AUBURN — Water bills for most residential customers could rise 14 percent in January, according to a Water District proposal.

The Auburn Water District will host a public hearing on the proposed rate increase at 5 p.m. Wednesday, Nov. 17, at Auburn Hall. Superintendent John Storer said the proposed rate increase would boost the district’s annual revenues by $359,000.

It would increase the annual bill for an average user by $22, from $170 to $192. If the district’s board of directors approve, the new rates would begin Jan. 1, 2011.

“Because of the way the economy has gone, we’re seeing our water production rates go down,” Storer said. He said the district’s biggest customers are commercial and industrial users. Those top 10 percent of water district customers account for 27 percent of the water used and 28 percent of the revenue generated.

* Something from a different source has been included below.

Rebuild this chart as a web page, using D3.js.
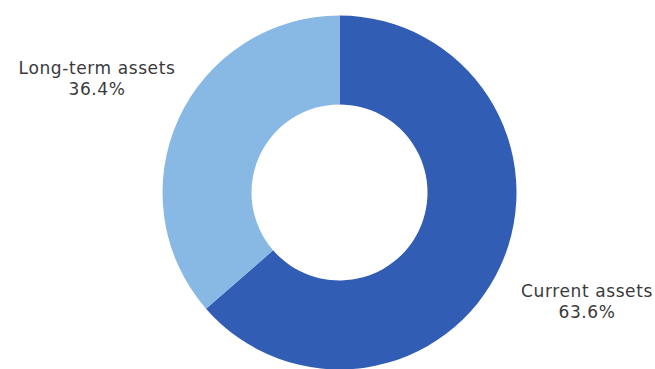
<!DOCTYPE html>
<html>
<head>
<meta charset="utf-8">
<script src="https://cdn.jsdelivr.net/npm/d3@7"></script>
<style>
  html, body { margin: 0; padding: 0; background: #fff; }
  svg { display: block; }
</style>
</head>
<body>
<svg id="chart" width="655" height="369"></svg>
<script>
// Asset composition
const categories = ["Current assets", "Long-term assets"];
const values = [63.6, 36.4];
const colors = ["#325db5", "#88b9e4"];

const width = 655, height = 369;
const cx = 339.5, cy = 192.5;
const outerR = 177, innerR = 88;

const svg = d3.select("#chart");

const pie = d3.pie().sort(null).value(d => d.value);
const data = categories.map((c, i) => ({ name: c, value: values[i], color: colors[i] }));
const arcs = pie(data);

const arc = d3.arc().innerRadius(innerR).outerRadius(outerR);

const g = svg.append("g").attr("transform", `translate(${cx},${cy})`);

g.selectAll("path")
  .data(arcs)
  .join("path")
  .attr("d", arc)
  .attr("fill", d => d.data.color);

// Outside labels
const labelPos = {
  "Current assets": [587, 297],
  "Long-term assets": [97, 74]
};
const fmt = d3.format(".1f");

const labels = svg.append("g")
  .attr("font-family", "'DejaVu Sans', sans-serif")
  .attr("font-size", 17)
  .attr("letter-spacing", 0.6)
  .attr("fill", "#3a3a3a")
  .attr("text-anchor", "middle");

arcs.forEach(a => {
  const [x, y] = labelPos[a.data.name];
  const t = labels.append("text").attr("x", x).attr("y", y);
  t.append("tspan").attr("x", x).text(a.data.name);
  t.append("tspan").attr("x", x).attr("dy", 21).text(fmt(a.data.value) + "%");
});
</script>
</body>
</html>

“We used to be over a billion gallons of water per year, but this year we’re down to about 900 million and some change,” Storer said. “So, we’re selling less water and we’re having to charge more for it.”

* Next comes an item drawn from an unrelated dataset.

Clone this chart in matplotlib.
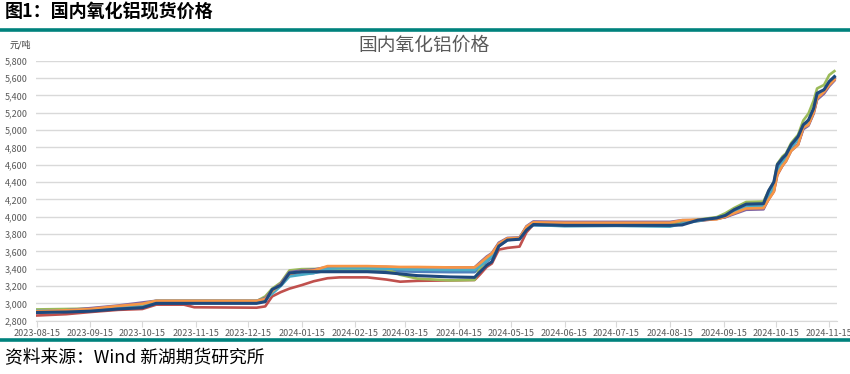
import matplotlib.pyplot as plt
import matplotlib.dates as mdates
import numpy as np
import pandas as pd

plt.rcParams['font.family'] = ['Noto Sans CJK SC', 'DejaVu Sans']

# 日期
dates = pd.to_datetime([
    "2023-08-15", "2023-09-01", "2023-09-15", "2023-10-01", "2023-10-15", "2023-10-23",
    "2023-11-08", "2023-11-14", "2023-12-20", "2023-12-25", "2023-12-29", "2024-01-03",
    "2024-01-08", "2024-01-15", "2024-01-22", "2024-01-30", "2024-02-06", "2024-02-22",
    "2024-03-04", "2024-03-12", "2024-03-22", "2024-04-10", "2024-04-24", "2024-04-27",
    "2024-05-01", "2024-05-04", "2024-05-08", "2024-05-13", "2024-05-20", "2024-05-24",
    "2024-05-28", "2024-06-15", "2024-07-15", "2024-08-15", "2024-08-22", "2024-08-31",
    "2024-09-11", "2024-09-16", "2024-09-21", "2024-09-28", "2024-10-08", "2024-10-11",
    "2024-10-14", "2024-10-16", "2024-10-19", "2024-10-21", "2024-10-24", "2024-10-28",
    "2024-10-31", "2024-11-03", "2024-11-06", "2024-11-08", "2024-11-12", "2024-11-15",
    "2024-11-18",
])

# 各地区现货价格 (元/吨)
blue = [2900, 2905, 2915, 2945, 2970, 3015, 3015, 3015, 3015, 3040, 3130, 3220,
        3320, 3340, 3350, 3380, 3380, 3380, 3375, 3370, 3365, 3360, 3360, 3420,
        3480, 3530, 3660, 3730, 3745, 3860, 3900, 3895, 3895, 3895, 3930, 3955,
        3980, 4000, 4050, 4110, 4120, 4260, 4360, 4560, 4650, 4700, 4810, 4900,
        5040, 5100, 5240, 5410, 5450, 5545, 5605]
red = [2860, 2875, 2900, 2925, 2935, 2985, 2985, 2955, 2950, 2965, 3080, 3130,
       3170, 3210, 3255, 3290, 3300, 3300, 3275, 3250, 3260, 3265, 3270, 3330,
       3420, 3460, 3620, 3640, 3655, 3820, 3910, 3915, 3915, 3915, 3945, 3950,
       3975, 3995, 4040, 4090, 4095, 4200, 4290, 4480, 4590, 4650, 4770, 4840,
       5020, 5060, 5200, 5360, 5430, 5520, 5600]
green = [2930, 2935, 2940, 2965, 2985, 3025, 3025, 3025, 3025, 3080, 3170, 3240,
         3380, 3395, 3397, 3397, 3397, 3397, 3395, 3330, 3285, 3265, 3270, 3400,
         3510, 3560, 3690, 3750, 3755, 3880, 3925, 3920, 3920, 3920, 3950, 3965,
         3995, 4040, 4100, 4170, 4175, 4300, 4400, 4610, 4695, 4730, 4850, 4945,
         5110, 5190, 5340, 5480, 5520, 5635, 5680]
purple = [2890, 2920, 2945, 2975, 3010, 3030, 3030, 3030, 3030, 3060, 3150, 3230,
          3360, 3380, 3390, 3420, 3420, 3420, 3420, 3415, 3415, 3415, 3415, 3470,
          3540, 3580, 3700, 3755, 3760, 3890, 3945, 3940, 3940, 3940, 3960, 3960,
          3980, 3995, 4030, 4080, 4085, 4210, 4300, 4500, 4590, 4640, 4760, 4830,
          5010, 5050, 5190, 5350, 5420, 5505, 5570]
aqua = [2915, 2920, 2930, 2960, 2990, 3030, 3030, 3030, 3030, 3050, 3110, 3200,
        3310, 3330, 3350, 3400, 3405, 3405, 3400, 3395, 3390, 3385, 3385, 3430,
        3490, 3540, 3670, 3735, 3745, 3870, 3905, 3890, 3895, 3885, 3920, 3950,
        3985, 4010, 4060, 4120, 4125, 4250, 4340, 4520, 4620, 4680, 4800, 4890,
        5030, 5100, 5230, 5400, 5460, 5550, 5620]
orange = [2910, 2920, 2935, 2970, 2995, 3030, 3030, 3030, 3030, 3050, 3140, 3220,
          3340, 3370, 3380, 3430, 3430, 3430, 3425, 3420, 3420, 3415, 3415, 3460,
          3530, 3575, 3690, 3750, 3755, 3885, 3935, 3930, 3930, 3930, 3960, 3965,
          3970, 4000, 4040, 4095, 4100, 4200, 4290, 4490, 4590, 4640, 4760, 4830,
          5030, 5060, 5200, 5365, 5440, 5520, 5580]
navy = [2895, 2900, 2910, 2935, 2950, 3000, 3000, 3000, 3000, 3020, 3160, 3210,
        3350, 3365, 3365, 3365, 3365, 3365, 3355, 3340, 3320, 3305, 3300, 3360,
        3440, 3480, 3660, 3730, 3740, 3845, 3910, 3900, 3900, 3900, 3905, 3960,
        3985, 4015, 4080, 4145, 4150, 4300, 4400, 4600, 4675, 4715, 4830, 4925,
        5060, 5115, 5250, 5425, 5465, 5560, 5615]

series = [blue, red, green, purple, aqua, orange, navy]
colors = ["#4F81BD", "#C0504D", "#9BBB59", "#8064A2", "#4BACC6", "#F79646", "#1F497D"]

# 横轴刻度：每月15日
tick_dates = pd.to_datetime([f"{y}-{m:02d}-15" for y, m in
                             [(2023, m) for m in range(8, 13)] + [(2024, m) for m in range(1, 12)]])

W, H = 850, 374
fig = plt.figure(figsize=(W / 100, H / 100), dpi=100)
ax = fig.add_axes([36 / W, 1 - 320.7 / H, (837 - 36) / W, 260 / H])

for vals, c in zip(series, colors):
    lw = 2.2 if c == "#1F497D" else 1.9
    ax.plot(dates, vals, color=c, lw=lw, solid_joinstyle='round')

ax.set_ylim(2800, 5800)
ax.set_yticks(np.arange(2800, 5801, 200))
ax.yaxis.set_major_formatter(plt.FuncFormatter(lambda v, p: f"{int(v):,}"))
ax.set_xlim(pd.Timestamp("2023-08-14 12:00"), pd.Timestamp("2024-11-19 12:00"))
ax.set_xticks(tick_dates)
ax.xaxis.set_major_formatter(mdates.DateFormatter("%Y-%m-%d"))

ax.grid(axis='y', color='#D9D9D9', lw=1)
ax.set_axisbelow(True)
for s in ['top', 'right', 'left']:
    ax.spines[s].set_visible(False)
ax.spines['bottom'].set_color('#D9D9D9')
ax.tick_params(axis='y', length=0, labelsize=6.5, labelcolor='#595959', pad=6)
ax.tick_params(axis='x', length=4, color='#D9D9D9', labelsize=6.5, labelcolor='#595959', pad=2)

# 标题和注释
fig.text(5 / W, 1 - 12 / H, "图1：国内氧化铝现货价格", fontsize=13, fontweight='heavy',
         ha='left', va='center', color='black')
fig.add_artist(plt.Line2D([0, 1], [1 - 29.5 / H, 1 - 29.5 / H], color='#00827D', lw=2.6))
fig.text(10 / W, 1 - 45 / H, "元/吨", fontsize=6.5, ha='left', va='center', color='#404040')
fig.text(424 / W, 1 - 45 / H, "国内氧化铝价格", fontsize=13.5, ha='center', va='center', color='#595959')
fig.add_artist(plt.Line2D([0, 1], [1 - 340 / H, 1 - 340 / H], color='#00827D', lw=2.6))
fig.text(5 / W, 1 - 358 / H, "资料来源：Wind 新湖期货研究所", fontsize=12.8,
         ha='left', va='center', color='black')

fig.savefig("out.png", dpi=100)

Storer said the district also has to pay more in debt service, including bonds for Auburn’s share of the Lake Auburn ultraviolet water treatment plant and new water meters

Advertisement

“We did refinance some bonds, and that saved the district about $700,000 over the life of the bonds,” he said. The district refinanced 20-year bonds issued in 1994, 1998 and 2005, reducing annual debt payments by about $90,000 this year, he said.

“So we have done everything in our power to keep our costs down,” he said.

Storer said the district last raised its water rates in January 2008, with a 9 percent increase. Overall, Auburn has the seventh-lowest minimum rate of 145 Maine water districts, according to the Maine office of the Public Advocate.

The proposed increase, from $28.35 to $32.29 for the first 8,976 gallons would give Auburn the 15th-lowest minimum charge. The Lewiston Water Department has the 28th-lowest minimum rate, $38.40 for the first 8,976 gallons.